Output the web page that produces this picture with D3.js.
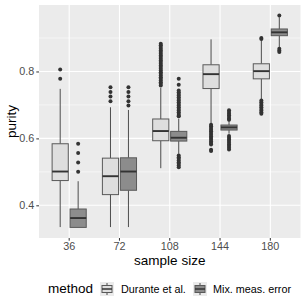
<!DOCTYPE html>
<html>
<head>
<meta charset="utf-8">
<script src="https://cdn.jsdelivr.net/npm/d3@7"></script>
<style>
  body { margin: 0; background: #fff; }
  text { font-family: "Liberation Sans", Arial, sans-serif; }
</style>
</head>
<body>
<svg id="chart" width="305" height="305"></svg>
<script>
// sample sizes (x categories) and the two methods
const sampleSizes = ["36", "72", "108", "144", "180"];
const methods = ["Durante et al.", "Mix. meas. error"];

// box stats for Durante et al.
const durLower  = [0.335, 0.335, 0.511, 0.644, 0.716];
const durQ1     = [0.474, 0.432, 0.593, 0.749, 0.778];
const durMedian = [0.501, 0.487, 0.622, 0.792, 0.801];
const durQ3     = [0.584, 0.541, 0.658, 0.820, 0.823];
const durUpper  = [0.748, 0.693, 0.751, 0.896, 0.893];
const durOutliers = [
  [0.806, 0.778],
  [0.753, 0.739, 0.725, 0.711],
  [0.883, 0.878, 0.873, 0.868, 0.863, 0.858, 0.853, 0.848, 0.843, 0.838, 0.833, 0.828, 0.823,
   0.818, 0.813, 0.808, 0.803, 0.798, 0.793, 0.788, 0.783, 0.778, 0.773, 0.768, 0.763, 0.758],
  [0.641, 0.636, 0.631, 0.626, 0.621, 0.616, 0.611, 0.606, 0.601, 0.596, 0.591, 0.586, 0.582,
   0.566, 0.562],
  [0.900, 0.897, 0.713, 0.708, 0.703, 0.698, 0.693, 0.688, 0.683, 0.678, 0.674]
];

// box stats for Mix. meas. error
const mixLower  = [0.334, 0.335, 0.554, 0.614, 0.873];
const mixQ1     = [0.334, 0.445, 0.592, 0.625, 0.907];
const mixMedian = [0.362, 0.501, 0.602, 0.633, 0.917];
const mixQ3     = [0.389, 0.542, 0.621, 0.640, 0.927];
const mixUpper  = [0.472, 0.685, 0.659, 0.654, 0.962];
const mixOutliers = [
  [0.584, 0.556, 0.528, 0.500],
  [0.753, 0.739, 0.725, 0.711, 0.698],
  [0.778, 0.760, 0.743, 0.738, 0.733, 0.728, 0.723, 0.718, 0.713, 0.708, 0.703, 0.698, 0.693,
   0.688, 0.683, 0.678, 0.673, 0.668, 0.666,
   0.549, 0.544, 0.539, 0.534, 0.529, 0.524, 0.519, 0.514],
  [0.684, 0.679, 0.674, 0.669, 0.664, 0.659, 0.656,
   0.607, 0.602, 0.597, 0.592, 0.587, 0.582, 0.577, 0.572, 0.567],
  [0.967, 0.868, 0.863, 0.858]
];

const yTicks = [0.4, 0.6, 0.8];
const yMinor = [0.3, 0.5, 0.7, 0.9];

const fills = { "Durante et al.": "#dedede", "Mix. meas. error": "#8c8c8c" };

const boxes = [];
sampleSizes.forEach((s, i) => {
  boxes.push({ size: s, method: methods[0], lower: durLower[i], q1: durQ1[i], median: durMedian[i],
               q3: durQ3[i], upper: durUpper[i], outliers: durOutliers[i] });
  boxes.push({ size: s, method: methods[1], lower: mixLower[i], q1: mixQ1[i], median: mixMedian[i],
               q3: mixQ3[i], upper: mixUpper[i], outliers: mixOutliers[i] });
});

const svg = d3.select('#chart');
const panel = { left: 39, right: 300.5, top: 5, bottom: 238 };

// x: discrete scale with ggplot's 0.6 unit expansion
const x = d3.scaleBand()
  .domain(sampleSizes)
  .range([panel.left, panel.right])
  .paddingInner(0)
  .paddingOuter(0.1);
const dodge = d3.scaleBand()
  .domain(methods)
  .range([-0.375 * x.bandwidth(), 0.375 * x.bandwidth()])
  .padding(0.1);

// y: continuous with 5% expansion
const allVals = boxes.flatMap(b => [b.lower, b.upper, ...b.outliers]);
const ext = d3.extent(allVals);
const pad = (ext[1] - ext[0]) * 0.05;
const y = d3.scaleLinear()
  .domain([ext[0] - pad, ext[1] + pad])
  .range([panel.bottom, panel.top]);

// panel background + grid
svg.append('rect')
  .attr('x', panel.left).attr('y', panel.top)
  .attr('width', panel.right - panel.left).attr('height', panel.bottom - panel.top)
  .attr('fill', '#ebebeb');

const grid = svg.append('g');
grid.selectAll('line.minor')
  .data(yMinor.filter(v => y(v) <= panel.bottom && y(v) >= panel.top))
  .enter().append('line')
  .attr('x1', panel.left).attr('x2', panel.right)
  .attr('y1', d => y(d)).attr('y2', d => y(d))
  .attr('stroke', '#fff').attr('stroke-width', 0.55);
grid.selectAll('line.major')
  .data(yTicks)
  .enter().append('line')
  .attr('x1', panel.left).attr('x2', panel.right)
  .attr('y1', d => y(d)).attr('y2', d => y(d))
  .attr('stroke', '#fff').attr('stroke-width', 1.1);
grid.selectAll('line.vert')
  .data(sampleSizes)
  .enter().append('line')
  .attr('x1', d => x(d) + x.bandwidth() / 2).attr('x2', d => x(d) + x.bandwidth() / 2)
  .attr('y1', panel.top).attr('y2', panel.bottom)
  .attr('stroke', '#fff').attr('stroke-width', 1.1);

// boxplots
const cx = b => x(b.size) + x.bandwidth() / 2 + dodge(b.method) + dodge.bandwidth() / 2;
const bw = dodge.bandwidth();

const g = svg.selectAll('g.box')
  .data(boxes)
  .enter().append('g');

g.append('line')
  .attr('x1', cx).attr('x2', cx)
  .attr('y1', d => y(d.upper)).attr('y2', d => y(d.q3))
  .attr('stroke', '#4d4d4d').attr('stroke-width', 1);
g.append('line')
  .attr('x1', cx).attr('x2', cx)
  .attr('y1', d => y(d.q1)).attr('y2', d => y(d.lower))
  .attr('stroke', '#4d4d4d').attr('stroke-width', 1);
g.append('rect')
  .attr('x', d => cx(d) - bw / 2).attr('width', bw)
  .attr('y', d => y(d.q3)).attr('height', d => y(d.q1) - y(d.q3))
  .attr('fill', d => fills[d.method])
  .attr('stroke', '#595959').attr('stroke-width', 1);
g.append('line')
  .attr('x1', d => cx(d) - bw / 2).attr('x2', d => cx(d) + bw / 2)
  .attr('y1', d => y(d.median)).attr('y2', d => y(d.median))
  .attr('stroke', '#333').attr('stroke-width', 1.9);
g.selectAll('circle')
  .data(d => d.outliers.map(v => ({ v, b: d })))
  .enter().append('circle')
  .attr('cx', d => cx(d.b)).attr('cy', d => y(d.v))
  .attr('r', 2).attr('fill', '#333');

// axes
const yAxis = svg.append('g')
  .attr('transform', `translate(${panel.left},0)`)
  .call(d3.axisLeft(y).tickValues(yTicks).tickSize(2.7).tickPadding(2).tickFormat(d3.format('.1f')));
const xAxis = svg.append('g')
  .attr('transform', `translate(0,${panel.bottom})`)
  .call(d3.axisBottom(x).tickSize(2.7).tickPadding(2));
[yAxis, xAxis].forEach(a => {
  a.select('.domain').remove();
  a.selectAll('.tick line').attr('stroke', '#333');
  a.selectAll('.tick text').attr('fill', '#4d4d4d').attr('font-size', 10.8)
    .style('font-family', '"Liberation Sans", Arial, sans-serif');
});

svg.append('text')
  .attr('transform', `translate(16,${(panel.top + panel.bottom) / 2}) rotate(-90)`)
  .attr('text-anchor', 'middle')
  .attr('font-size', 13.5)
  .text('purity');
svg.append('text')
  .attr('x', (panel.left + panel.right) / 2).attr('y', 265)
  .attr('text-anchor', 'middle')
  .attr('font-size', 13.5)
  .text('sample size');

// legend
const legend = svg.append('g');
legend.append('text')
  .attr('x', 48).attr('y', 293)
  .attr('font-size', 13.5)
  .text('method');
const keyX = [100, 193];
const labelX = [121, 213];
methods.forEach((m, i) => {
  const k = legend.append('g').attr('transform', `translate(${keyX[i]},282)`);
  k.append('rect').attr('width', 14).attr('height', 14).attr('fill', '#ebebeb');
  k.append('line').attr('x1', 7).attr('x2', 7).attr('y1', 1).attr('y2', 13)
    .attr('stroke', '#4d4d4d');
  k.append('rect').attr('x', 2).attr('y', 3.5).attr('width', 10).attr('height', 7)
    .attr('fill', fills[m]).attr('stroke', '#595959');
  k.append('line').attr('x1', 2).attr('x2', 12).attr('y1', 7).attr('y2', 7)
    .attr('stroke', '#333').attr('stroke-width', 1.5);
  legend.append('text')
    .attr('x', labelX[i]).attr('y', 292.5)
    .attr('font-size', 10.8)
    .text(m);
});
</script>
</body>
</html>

* * *

Work to be completed:
Write the number of lines containing the word "with" and nothing besides it.

Solution for this problem:
3